In summer 2014, Duo Damiana mentored 97 young composers and numerous performers at the Oregon Bach Festival Composers Symposium and performed at the National Flute Association Convention in Chicago, Illinois. The 2014-15 season includes tours through Kentucky, Ohio, Tennessee, Indiana, Illinois and Nevada. Past tours have taken Duo Damiana throughout the Midwest and the Pacific Northwest regions of the United States.

In response to feedback from artists who were surveyed last summer following the two inaugural rounds of the program, the third round grants included a special focus on requests of $3,000 and below.
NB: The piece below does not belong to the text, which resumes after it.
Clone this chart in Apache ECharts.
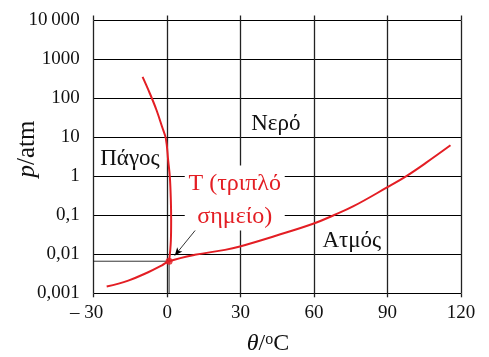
<!DOCTYPE html>
<html><head><meta charset="utf-8">
<script src="https://cdn.jsdelivr.net/npm/echarts@6/dist/echarts.min.js"></script>
<style>html,body{margin:0;padding:0;background:#fff}#c{width:489px;height:357px}</style>
</head><body><div id="c"></div>
<script>
// ---- data ----
const xTicks = [-30, 0, 30, 60, 90, 120];
const xTickLabels = ['– 30', '0', '30', '60', '90', '120'];
const yTicks = [0.001, 0.01, 0.1, 1, 10, 100, 1000, 10000];
const yTickLabels = ['0,001', '0,01', '0,1', '1', '10', '100', '1000', '10\u2009000'];
// melting curve (θ °C, p atm)
const meltCurve = [[0.8,0.00665],[1.51,0.0226],[1.63,0.074],[1.51,0.241],[1.1,0.96],[0.41,2.58],[-0.53,9.31],[-2.04,18.5],[-4.33,49.8],[-7.06,134],[-10.04,357]];
// vaporisation / sublimation curve
const vapCurve = [[-24.7,0.00149],[-15.9,0.00212],[-7.76,0.00347],[-2.29,0.00515],[0.8,0.00665],[11.3,0.0097],[23.6,0.013],[29.7,0.0159],[44.7,0.0304],[59.6,0.0608],[67.8,0.0994],[75.9,0.169],[89.6,0.513],[97.7,1.02],[105.8,2.25],[115.7,6.27]];
const triplePoint = [0.8, 0.00665];
const regionLabels = [
  {name:'Πάγος', pos:[-15.2, 2.74]},
  {name:'Νερό', pos:[44.4, 21.7]},
  {name:'Ατμός', pos:[75.4, 0.0226]}
];
const tLabel = {text:'T (τριπλό\nσημείο)', pos:[27.6, 0.241]};
const arrowFrom = [15.4, 0.083];
const arrowTo = [3.1, 0.0093];

const RED = '#e31e24';
const FONT = '"Liberation Serif", "DejaVu Serif", serif';
const xMin = xTicks[0], xMax = xTicks[xTicks.length-1];

const chart = echarts.init(document.getElementById('c'), null, {renderer:'canvas'});
function yFmt(v){ const i = Math.round(Math.log10(v)) + 3; return yTickLabels[i] !== undefined ? yTickLabels[i] : ''; }
function xFmt(v){ const i = xTicks.indexOf(Math.round(v)); if (i === 0) return '{h|– }30{t|– }'; return i >= 0 ? xTickLabels[i] : ''; }

chart.setOption({
  animation:false,
  backgroundColor:'#fff',
  grid:{left:93.7, right:28, top:20.5, bottom:63.7},
  xAxis:[{
    type:'value', min:xMin, max:xMax, interval:30,
    axisLine:{show:false},
    axisTick:{show:true, length:4, lineStyle:{color:'#222', width:1.3}},
    splitLine:{show:true, lineStyle:{color:'#222', width:1.3}},
    axisLabel:{formatter:xFmt, margin:10, color:'#111', fontFamily:FONT, fontSize:19,
      rich:{h:{fontFamily:FONT, fontSize:19, color:'#111'}, t:{fontFamily:FONT, fontSize:19, color:'transparent'}}}
  },{
    type:'value', min:xMin, max:xMax, interval:30, position:'top',
    axisLine:{show:false}, axisLabel:{show:false}, splitLine:{show:false},
    axisTick:{show:true, length:5, lineStyle:{color:'#222', width:1.3}}
  }],
  yAxis:[{
    type:'log', logBase:10, min:0.001, max:10000, splitNumber:7,
    axisLine:{show:false},
    axisTick:{show:true, length:6, lineStyle:{color:'#000', width:1}},
    minorTick:{show:false},
    splitLine:{show:true, lineStyle:{color:'#000', width:1}},
    axisLabel:{formatter:yFmt, margin:14, color:'#111', fontFamily:FONT, fontSize:19}
  },{
    type:'log', logBase:10, min:0.001, max:10000, splitNumber:7, position:'right',
    axisLine:{show:false}, axisLabel:{show:false}, splitLine:{show:false},
    axisTick:{show:true, length:5, lineStyle:{color:'#000', width:1}}
  }],
  series:[
    {type:'line', data:[[xMin, triplePoint[1]], triplePoint, [triplePoint[0], 0.001]], symbol:'none', silent:true,
     lineStyle:{color:'#000', width:0.8}, z:2},
    {type:'line', data:meltCurve, smooth:0.4, symbol:'none', lineStyle:{color:RED, width:2}, z:3},
    {type:'line', data:vapCurve, smooth:0.4, symbol:'none', lineStyle:{color:RED, width:2}, z:3,
     markLine:{silent:true, symbol:['none','arrow'], symbolSize:[5,8], label:{show:false},
       lineStyle:{color:'#000', width:0.8, type:'solid'},
       data:[[{coord:arrowFrom},{coord:arrowTo}]]}},
    {type:'scatter', data:[triplePoint], symbol:'circle', symbolSize:7, itemStyle:{color:RED}, z:4}
  ]
});

// text annotations placed at data coordinates
const P = c => chart.convertToPixel({gridIndex:0}, c);
const g = [];
regionLabels.forEach(r => {
  const p = P(r.pos);
  g.push({type:'text', x:p[0], y:p[1], z:10,
    style:{text:r.name, align:'center', verticalAlign:'middle', fill:'#111', font:'23px ' + FONT}});
});
const tp = P(tLabel.pos);
g.push({type:'rect', x:tp[0]-50, y:tp[1]-35, z:9, shape:{width:100, height:65}, style:{fill:'#fff'}});
g.push({type:'text', x:tp[0], y:tp[1], z:10,
  style:{text:tLabel.text, align:'center', verticalAlign:'middle', fill:RED, font:'24px ' + FONT, lineHeight:33}});
g.push({type:'text', x:27, y:149, rotation:Math.PI/2, z:10,
  style:{text:'{i|p}/atm', align:'center', verticalAlign:'middle', fill:'#111', font:'25px ' + FONT,
    rich:{i:{font:'italic 25px ' + FONT, fill:'#111'}}}});
g.push({type:'text', x:268, y:344, z:10,
  style:{text:'{i|θ}/{s|o}C', align:'center', verticalAlign:'middle', fill:'#111', font:'24px ' + FONT,
    rich:{i:{font:'italic 24px ' + FONT, fill:'#111'}, s:{font:'16px ' + FONT, fill:'#111', verticalAlign:'top'}}}});
chart.setOption({graphic:g});
</script>
</body></html>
Approximately 65 percent of grants awarded were in this category.

Including the awards already announced, New Music USA's project grants program has now distributed $932,250 in support of 179 projects since its launch in October 2013. Of the new project grant awardees, 74 are first-time recipients of grants from New Music USA.

Awarded projects from all three rounds can be discovered, explored and followed at New Music USA's gallery of projects, which provides artists the ability to update their progress and interact with followers is an important promotional tool that extends the program’s service to artists beyond financial support. The overarching goal of project grants is to reach and aggregate the communities of new music enthusiasts, irrespective of genre preferences, and allow the public to discover new artistic work.

Ed Harsh, president and CEO of New Music USA, said, “We want to give artists money, but we want to give artists more than money. We want to give them a way to spread the experience of their work to a wide world of people eager to engage with it.”

New Music USA formed in November 2011 from the merger of the American Music Center and Meet the Composer with a mandate to increase the audience for new American music. In doing so, five of the legacy organizations’ grant making programs were consolidated based on two core convictions. First, that the best way to serve new music is to ask practitioners what they need rather than tell them what they should want. Second, that the process for requesting financial support should be simple and should help artists and audiences connect.

New Music USA advocates fostering the creation, dissemination and enjoyment of new American music through its magazine NewMusicBox and radio station Counterstream as well as in New Music USA's grant making, which distributes more than $1 million each year to the field.

The UK School of Music at UK College of Fine Arts has garnered a national reputation for high-caliber education in opera, choral and instrumental music performance, as well as music education, composition, and theory and music history.